**Written instruction:**
Print, exactly and with both ends included, the lines below that run from the one containing "Recreate this image" to the one containing "92, 118, 172]". Pictures are omitted.

────

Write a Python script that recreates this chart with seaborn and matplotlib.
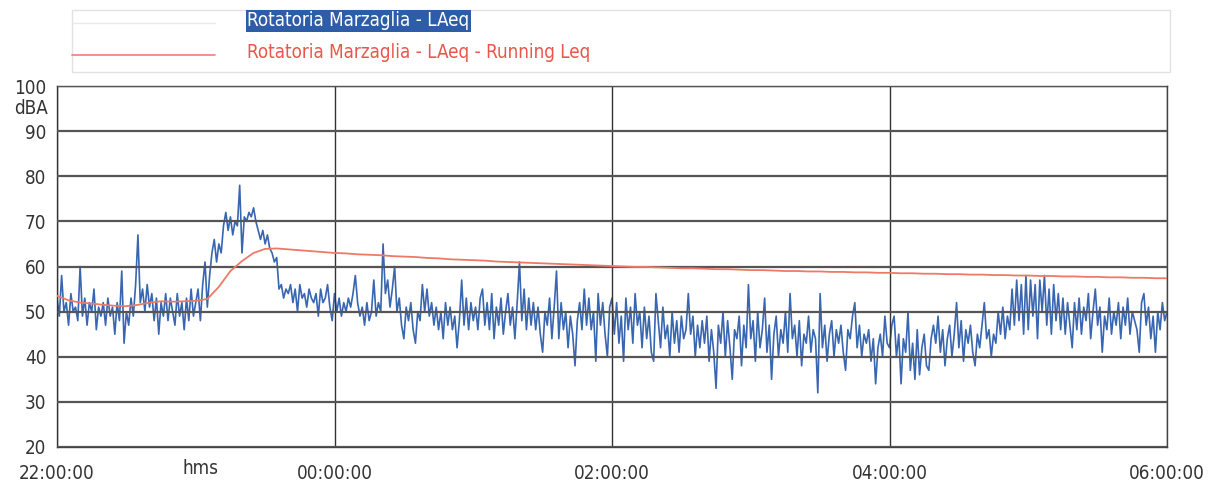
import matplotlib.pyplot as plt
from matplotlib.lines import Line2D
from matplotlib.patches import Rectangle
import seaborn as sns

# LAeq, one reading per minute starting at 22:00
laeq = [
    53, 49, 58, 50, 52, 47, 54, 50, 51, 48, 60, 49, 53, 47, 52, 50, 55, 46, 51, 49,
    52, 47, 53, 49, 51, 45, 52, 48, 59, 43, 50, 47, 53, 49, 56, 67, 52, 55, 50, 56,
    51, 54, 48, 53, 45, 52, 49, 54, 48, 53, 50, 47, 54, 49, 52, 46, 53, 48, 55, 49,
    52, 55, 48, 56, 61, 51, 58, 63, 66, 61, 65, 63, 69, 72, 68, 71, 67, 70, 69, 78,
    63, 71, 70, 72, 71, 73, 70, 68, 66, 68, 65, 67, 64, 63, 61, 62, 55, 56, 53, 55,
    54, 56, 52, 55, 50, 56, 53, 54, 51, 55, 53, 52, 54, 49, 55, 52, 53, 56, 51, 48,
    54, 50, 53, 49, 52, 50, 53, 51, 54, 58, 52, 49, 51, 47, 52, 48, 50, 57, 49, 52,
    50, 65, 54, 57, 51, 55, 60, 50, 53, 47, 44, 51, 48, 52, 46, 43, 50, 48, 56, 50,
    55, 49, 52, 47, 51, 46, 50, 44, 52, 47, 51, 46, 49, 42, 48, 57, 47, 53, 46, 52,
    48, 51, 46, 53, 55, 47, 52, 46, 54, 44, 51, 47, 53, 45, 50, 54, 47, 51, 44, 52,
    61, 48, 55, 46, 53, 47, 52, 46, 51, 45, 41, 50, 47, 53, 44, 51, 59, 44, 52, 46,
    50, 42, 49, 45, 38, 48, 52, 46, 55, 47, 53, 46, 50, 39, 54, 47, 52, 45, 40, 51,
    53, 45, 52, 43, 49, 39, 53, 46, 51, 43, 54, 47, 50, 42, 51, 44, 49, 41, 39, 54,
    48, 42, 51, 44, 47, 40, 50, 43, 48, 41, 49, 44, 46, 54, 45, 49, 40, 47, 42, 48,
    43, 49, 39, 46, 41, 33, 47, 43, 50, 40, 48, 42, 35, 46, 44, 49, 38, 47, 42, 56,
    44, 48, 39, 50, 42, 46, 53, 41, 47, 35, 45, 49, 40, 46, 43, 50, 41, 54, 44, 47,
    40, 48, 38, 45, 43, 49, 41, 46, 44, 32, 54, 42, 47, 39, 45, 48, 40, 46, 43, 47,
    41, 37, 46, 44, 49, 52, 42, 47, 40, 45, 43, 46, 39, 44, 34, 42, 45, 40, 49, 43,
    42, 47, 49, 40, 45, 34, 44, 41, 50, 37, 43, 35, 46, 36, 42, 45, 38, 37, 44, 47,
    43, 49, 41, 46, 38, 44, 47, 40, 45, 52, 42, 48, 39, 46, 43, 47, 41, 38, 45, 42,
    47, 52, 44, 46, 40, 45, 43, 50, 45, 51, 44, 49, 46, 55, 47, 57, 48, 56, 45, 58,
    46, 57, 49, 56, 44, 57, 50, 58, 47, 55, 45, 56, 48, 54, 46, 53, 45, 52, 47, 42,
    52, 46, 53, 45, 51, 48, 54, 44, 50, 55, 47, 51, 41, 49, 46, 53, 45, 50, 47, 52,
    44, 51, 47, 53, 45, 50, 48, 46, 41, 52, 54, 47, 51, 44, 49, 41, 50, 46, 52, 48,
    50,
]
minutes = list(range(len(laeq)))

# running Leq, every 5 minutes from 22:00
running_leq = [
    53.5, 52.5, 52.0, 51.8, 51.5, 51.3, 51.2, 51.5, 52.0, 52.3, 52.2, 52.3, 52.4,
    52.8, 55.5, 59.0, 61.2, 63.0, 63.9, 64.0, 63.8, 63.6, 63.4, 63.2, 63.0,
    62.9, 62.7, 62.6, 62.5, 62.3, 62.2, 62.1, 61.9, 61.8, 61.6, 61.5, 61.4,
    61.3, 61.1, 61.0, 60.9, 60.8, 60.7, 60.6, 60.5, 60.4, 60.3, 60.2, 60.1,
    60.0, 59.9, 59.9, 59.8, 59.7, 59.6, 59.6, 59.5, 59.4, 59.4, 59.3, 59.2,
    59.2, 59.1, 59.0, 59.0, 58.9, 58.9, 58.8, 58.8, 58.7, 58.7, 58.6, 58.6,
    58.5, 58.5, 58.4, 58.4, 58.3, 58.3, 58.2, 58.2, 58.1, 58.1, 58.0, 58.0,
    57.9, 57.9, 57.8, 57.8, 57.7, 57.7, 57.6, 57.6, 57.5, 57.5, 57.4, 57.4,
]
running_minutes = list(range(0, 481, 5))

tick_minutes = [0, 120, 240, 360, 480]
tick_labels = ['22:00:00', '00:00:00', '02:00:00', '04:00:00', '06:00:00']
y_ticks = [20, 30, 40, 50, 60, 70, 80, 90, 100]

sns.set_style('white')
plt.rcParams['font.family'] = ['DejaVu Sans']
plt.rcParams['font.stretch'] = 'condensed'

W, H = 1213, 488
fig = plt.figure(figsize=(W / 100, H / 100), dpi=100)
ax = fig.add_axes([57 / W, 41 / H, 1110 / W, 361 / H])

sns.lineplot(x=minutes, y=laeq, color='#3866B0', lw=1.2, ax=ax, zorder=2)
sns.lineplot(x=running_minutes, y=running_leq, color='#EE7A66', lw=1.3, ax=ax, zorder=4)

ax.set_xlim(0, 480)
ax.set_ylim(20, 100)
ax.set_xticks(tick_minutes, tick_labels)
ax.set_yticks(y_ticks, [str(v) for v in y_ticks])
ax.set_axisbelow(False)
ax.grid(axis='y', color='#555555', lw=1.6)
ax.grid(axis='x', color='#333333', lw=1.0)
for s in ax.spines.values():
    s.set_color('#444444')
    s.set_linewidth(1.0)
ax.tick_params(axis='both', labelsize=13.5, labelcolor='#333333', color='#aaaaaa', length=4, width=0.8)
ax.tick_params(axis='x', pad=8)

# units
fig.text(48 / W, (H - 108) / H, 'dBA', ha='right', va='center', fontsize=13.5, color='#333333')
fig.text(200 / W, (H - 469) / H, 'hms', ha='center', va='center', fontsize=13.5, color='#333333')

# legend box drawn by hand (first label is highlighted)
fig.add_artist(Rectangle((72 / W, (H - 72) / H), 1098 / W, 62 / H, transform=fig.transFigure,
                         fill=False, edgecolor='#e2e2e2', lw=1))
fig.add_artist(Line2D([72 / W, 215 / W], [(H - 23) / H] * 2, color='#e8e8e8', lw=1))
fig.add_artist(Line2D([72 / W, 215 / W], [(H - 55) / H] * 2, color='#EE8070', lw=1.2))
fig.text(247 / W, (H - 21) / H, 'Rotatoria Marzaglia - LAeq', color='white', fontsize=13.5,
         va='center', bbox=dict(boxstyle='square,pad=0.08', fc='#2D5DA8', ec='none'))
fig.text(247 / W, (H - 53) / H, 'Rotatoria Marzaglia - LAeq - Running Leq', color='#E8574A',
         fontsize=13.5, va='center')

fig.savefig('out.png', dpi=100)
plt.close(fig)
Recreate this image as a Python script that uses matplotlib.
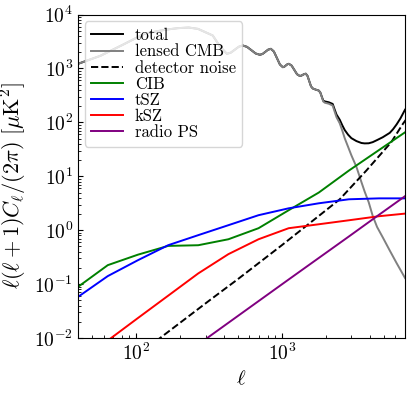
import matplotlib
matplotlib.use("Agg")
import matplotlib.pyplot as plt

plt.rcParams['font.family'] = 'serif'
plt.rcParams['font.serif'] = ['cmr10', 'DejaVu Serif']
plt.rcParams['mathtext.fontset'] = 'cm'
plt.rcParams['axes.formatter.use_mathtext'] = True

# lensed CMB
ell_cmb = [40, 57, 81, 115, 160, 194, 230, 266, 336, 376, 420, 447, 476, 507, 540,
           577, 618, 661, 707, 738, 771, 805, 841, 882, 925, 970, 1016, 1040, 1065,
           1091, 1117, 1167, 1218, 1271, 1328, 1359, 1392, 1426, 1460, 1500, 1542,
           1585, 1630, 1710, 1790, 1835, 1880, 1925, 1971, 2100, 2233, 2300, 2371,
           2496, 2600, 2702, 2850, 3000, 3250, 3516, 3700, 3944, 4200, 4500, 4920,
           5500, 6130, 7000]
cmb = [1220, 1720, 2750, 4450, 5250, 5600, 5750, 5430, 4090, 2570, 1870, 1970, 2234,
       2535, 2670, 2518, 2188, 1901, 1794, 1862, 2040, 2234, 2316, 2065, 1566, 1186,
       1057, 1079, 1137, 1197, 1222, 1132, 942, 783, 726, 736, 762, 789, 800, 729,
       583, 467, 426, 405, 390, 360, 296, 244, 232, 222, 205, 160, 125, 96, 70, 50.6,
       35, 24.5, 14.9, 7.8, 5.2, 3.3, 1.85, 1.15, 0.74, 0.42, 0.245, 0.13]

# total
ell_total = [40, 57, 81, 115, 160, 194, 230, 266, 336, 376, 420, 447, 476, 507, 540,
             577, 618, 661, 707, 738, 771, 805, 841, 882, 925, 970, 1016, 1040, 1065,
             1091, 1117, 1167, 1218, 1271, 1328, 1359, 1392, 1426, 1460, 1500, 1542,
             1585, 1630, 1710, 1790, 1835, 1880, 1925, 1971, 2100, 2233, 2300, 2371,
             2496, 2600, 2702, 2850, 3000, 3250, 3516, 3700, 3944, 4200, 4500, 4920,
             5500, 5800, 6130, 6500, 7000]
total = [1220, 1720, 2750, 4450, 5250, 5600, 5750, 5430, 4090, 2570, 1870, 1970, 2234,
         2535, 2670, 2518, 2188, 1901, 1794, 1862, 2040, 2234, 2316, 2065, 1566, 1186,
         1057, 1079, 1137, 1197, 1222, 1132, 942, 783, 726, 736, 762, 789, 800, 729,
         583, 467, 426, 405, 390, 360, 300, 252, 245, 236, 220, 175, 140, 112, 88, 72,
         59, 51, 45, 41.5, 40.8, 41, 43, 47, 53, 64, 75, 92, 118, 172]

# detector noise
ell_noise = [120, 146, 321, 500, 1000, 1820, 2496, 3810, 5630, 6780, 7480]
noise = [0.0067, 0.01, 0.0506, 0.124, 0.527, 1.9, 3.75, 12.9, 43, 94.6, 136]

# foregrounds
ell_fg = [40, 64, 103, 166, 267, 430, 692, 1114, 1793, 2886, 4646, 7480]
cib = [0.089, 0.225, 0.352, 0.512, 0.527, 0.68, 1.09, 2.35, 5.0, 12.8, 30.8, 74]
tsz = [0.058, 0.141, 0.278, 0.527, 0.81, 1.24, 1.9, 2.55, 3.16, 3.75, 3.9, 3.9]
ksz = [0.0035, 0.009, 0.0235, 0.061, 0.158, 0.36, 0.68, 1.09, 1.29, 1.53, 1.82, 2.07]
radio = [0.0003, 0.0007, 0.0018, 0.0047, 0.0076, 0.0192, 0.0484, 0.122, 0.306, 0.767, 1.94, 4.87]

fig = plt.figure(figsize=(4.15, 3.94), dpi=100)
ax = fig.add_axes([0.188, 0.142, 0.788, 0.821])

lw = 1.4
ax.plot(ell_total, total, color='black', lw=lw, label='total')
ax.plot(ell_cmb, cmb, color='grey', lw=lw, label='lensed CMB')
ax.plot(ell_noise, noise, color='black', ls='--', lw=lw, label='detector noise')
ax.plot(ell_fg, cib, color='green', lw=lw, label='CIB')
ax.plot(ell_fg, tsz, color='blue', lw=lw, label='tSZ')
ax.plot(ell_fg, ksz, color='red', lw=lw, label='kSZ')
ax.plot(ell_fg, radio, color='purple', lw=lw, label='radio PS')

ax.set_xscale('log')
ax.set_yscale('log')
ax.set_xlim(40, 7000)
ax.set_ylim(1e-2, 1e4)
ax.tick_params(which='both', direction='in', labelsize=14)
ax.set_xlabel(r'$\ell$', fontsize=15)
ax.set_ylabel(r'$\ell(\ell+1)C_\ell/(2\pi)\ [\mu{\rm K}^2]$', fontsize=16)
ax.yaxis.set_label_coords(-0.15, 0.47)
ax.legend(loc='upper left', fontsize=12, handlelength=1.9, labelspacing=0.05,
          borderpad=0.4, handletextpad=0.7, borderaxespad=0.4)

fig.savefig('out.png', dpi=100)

────

**Exercise solution:**
Recreate this image as a Python script that uses matplotlib.
import matplotlib
matplotlib.use("Agg")
import matplotlib.pyplot as plt

plt.rcParams['font.family'] = 'serif'
plt.rcParams['font.serif'] = ['cmr10', 'DejaVu Serif']
plt.rcParams['mathtext.fontset'] = 'cm'
plt.rcParams['axes.formatter.use_mathtext'] = True

# lensed CMB
ell_cmb = [40, 57, 81, 115, 160, 194, 230, 266, 336, 376, 420, 447, 476, 507, 540,
           577, 618, 661, 707, 738, 771, 805, 841, 882, 925, 970, 1016, 1040, 1065,
           1091, 1117, 1167, 1218, 1271, 1328, 1359, 1392, 1426, 1460, 1500, 1542,
           1585, 1630, 1710, 1790, 1835, 1880, 1925, 1971, 2100, 2233, 2300, 2371,
           2496, 2600, 2702, 2850, 3000, 3250, 3516, 3700, 3944, 4200, 4500, 4920,
           5500, 6130, 7000]
cmb = [1220, 1720, 2750, 4450, 5250, 5600, 5750, 5430, 4090, 2570, 1870, 1970, 2234,
       2535, 2670, 2518, 2188, 1901, 1794, 1862, 2040, 2234, 2316, 2065, 1566, 1186,
       1057, 1079, 1137, 1197, 1222, 1132, 942, 783, 726, 736, 762, 789, 800, 729,
       583, 467, 426, 405, 390, 360, 296, 244, 232, 222, 205, 160, 125, 96, 70, 50.6,
       35, 24.5, 14.9, 7.8, 5.2, 3.3, 1.85, 1.15, 0.74, 0.42, 0.245, 0.13]

# total
ell_total = [40, 57, 81, 115, 160, 194, 230, 266, 336, 376, 420, 447, 476, 507, 540,
             577, 618, 661, 707, 738, 771, 805, 841, 882, 925, 970, 1016, 1040, 1065,
             1091, 1117, 1167, 1218, 1271, 1328, 1359, 1392, 1426, 1460, 1500, 1542,
             1585, 1630, 1710, 1790, 1835, 1880, 1925, 1971, 2100, 2233, 2300, 2371,
             2496, 2600, 2702, 2850, 3000, 3250, 3516, 3700, 3944, 4200, 4500, 4920,
             5500, 5800, 6130, 6500, 7000]
total = [1220, 1720, 2750, 4450, 5250, 5600, 5750, 5430, 4090, 2570, 1870, 1970, 2234,
         2535, 2670, 2518, 2188, 1901, 1794, 1862, 2040, 2234, 2316, 2065, 1566, 1186,
         1057, 1079, 1137, 1197, 1222, 1132, 942, 783, 726, 736, 762, 789, 800, 729,
         583, 467, 426, 405, 390, 360, 300, 252, 245, 236, 220, 175, 140, 112, 88, 72,
         59, 51, 45, 41.5, 40.8, 41, 43, 47, 53, 64, 75, 92, 118, 172]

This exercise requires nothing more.